Peran Mahkamah Konstitusi wajib memeriksa, mengadili, dan memutus paling lama 90 hari setelah permintaan diterima. Jika terbukti, maka DPR menyelenggarakan sidang paripurna untuk meneruskan usul pemberhentian kepada MPR. MPR wajib menyelenggarakan sidang untuk memutuskan usul DPR paling lambat 30 hari sejak usul diterima. Keputusan diambil dalam sidang paripurna, dihadiri sekurang-kurangnya 3/4 jumlah anggota, disetujui sekurang-kurangnya 2/3 jumlah yang hadir, setelah Presiden/Wakil Presiden diberi kesempatan menyampaikan penjelasan. Apabila usul presiden diterima, Presiden/Wakil Presiden kemudian diberhentikan.
Pemberhentian presidendan / atau wakil presiden dimaksud merupakan kewenangan konstitusional MPR atas usul DPR. DPR adalah impicher, mempersiapkan data bukti secara cermat.
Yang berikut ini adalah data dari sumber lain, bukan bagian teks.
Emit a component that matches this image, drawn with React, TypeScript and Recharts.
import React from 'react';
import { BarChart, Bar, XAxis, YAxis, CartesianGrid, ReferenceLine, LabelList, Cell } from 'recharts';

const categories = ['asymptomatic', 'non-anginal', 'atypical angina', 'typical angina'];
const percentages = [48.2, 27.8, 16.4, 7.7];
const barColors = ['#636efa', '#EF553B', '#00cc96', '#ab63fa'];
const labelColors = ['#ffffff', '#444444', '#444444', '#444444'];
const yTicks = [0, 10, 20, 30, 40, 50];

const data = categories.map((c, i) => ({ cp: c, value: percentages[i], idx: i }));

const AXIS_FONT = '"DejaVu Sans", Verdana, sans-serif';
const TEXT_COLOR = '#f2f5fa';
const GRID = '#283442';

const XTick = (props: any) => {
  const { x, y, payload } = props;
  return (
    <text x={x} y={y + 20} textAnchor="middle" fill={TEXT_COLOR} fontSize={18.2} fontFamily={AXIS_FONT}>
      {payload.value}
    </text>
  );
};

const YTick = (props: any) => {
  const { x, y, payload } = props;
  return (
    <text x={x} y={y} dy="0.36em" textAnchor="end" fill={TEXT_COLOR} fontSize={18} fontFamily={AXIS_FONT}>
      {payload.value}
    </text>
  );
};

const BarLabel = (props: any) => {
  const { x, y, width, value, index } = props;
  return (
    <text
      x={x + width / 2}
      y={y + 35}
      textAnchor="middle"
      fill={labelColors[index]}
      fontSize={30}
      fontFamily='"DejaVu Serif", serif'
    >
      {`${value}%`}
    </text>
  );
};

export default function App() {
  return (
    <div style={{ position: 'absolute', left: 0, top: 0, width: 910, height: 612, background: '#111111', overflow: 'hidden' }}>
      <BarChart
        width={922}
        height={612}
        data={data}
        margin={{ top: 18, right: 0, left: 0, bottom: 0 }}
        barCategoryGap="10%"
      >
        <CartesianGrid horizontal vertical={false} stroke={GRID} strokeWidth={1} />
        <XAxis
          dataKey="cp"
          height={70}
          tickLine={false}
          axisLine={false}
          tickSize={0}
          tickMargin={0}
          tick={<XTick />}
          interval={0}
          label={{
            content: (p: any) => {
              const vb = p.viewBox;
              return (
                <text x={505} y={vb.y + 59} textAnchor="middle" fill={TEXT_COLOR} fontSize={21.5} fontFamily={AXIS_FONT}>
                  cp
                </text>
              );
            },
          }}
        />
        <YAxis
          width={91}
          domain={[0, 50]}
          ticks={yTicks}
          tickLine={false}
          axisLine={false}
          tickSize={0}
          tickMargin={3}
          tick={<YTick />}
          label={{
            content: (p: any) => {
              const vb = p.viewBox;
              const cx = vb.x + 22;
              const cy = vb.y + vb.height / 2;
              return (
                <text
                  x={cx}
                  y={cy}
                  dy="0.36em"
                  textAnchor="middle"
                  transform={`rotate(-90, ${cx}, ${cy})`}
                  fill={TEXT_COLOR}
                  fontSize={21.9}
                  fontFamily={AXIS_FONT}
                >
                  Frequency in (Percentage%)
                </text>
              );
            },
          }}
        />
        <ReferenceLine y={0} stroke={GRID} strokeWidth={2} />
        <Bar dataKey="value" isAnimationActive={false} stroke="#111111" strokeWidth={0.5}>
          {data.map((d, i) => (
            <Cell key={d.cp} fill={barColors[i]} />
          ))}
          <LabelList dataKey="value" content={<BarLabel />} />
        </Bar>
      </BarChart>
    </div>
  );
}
Tentu saja, DPR perlu mempersiapkan tim investigasi yang sebelum mengajukan pendapatnya berkenaan hal pelanggaran hukum dan atau perbuatan tercela yang dilakukan oleh presiden dan atau wakil presiden.
Dalam pada, ketua mahkamah konstitusi dalam suratnya tertanggal 15 juni 2004 nomor 94-95/MK.KA/VI/2004 kepada ketua MPR, ketua DPR dan pimpinan DPD (sekertaris jendral MPR) memberikan saran guna perubahan peraturan tata tertib DPR dan MPR, antara lain dengan mengantisipasi penjabaran prosedur dan tata cara pemberhentian presiden dan wakil presiden dalam peraturan tata tertib masing-masing, termasuk peraturan tata tertib DPD.
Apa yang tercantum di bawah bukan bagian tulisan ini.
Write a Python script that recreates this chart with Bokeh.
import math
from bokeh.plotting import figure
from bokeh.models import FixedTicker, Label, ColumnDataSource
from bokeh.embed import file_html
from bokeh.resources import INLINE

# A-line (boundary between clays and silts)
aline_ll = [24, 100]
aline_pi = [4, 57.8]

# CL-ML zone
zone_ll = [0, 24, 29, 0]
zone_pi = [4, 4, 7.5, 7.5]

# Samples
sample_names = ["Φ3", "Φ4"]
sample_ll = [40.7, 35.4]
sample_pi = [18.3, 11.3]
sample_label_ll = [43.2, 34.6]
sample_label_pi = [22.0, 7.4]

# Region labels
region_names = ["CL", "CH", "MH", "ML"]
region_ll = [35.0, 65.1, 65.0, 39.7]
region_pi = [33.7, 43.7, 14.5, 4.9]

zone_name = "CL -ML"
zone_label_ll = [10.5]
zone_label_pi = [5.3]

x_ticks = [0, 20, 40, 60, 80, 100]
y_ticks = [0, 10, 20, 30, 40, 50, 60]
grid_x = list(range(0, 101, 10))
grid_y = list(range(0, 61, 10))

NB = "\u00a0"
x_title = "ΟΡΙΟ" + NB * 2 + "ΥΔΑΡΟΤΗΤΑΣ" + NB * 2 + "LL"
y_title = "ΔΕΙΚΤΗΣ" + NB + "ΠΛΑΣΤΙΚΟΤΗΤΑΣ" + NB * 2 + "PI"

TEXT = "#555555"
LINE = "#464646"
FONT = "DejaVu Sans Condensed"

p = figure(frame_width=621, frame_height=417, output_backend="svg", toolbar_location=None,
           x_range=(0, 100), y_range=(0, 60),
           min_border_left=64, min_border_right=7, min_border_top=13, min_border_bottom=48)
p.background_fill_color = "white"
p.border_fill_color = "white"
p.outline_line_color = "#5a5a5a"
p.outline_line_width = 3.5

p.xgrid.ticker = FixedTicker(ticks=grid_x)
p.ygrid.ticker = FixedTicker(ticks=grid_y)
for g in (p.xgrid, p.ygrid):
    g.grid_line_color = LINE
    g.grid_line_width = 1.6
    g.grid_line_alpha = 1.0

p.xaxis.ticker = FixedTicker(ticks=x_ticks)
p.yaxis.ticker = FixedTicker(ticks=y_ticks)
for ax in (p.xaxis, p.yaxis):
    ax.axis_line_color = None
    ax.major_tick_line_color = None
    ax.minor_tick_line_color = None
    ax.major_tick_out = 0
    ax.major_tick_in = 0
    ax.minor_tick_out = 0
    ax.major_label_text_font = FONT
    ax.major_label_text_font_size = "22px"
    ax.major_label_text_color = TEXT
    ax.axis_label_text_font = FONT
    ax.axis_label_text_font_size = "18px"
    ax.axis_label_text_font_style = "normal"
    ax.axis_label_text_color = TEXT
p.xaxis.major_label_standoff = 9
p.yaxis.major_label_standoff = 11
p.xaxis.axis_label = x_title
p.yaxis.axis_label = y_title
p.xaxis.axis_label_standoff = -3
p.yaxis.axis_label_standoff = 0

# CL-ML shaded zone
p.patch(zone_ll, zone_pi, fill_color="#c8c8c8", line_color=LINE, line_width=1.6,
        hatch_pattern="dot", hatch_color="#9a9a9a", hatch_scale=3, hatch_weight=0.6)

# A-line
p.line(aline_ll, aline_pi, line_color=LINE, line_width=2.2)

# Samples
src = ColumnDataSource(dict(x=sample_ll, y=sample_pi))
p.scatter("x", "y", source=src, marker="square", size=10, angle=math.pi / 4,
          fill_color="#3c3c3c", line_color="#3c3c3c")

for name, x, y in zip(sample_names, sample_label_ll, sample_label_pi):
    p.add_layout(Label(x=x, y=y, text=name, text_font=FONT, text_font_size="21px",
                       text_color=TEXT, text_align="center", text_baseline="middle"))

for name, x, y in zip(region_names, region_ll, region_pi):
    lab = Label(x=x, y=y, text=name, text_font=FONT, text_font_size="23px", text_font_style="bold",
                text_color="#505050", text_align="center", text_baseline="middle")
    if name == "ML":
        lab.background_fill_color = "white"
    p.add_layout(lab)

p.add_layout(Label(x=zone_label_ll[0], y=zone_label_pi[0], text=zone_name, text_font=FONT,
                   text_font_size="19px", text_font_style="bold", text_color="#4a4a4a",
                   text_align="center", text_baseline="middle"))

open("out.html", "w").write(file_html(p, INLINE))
Ketua mahkamah konstitusi memandang bahwa secara menyeluruh, mekanisme imphicment memerlukan undang-undang tersendiri. Undang-undang tersebut bias saja dinamakan undang-undang tentang pemberhentian kepala pemerintahan. Pasal 7B ayat (1) UUD NRI tahun 1945 menegaskan bahwa usul pemberhentian presiden dan/atau wakil presiden dapat diajukan DPR kepada MPR hanya dengan terlebih dahulu mengajukan permintaan kepada mahkamah konstitusi untuk memeriksa, mengadili, dan memutus pendapat DPR bahwa presiden dan/atau wakil presiden melakukan pelanggaran hokum, atau perbuatan tercela dan/atau pendapat bahwa presiden dan/atau wakil presiden tidak lagi memenuhi syarat sebagai presiden dan/atau wakil presiden (pasal 7B ayat 91) UUD NRI tahun 1945.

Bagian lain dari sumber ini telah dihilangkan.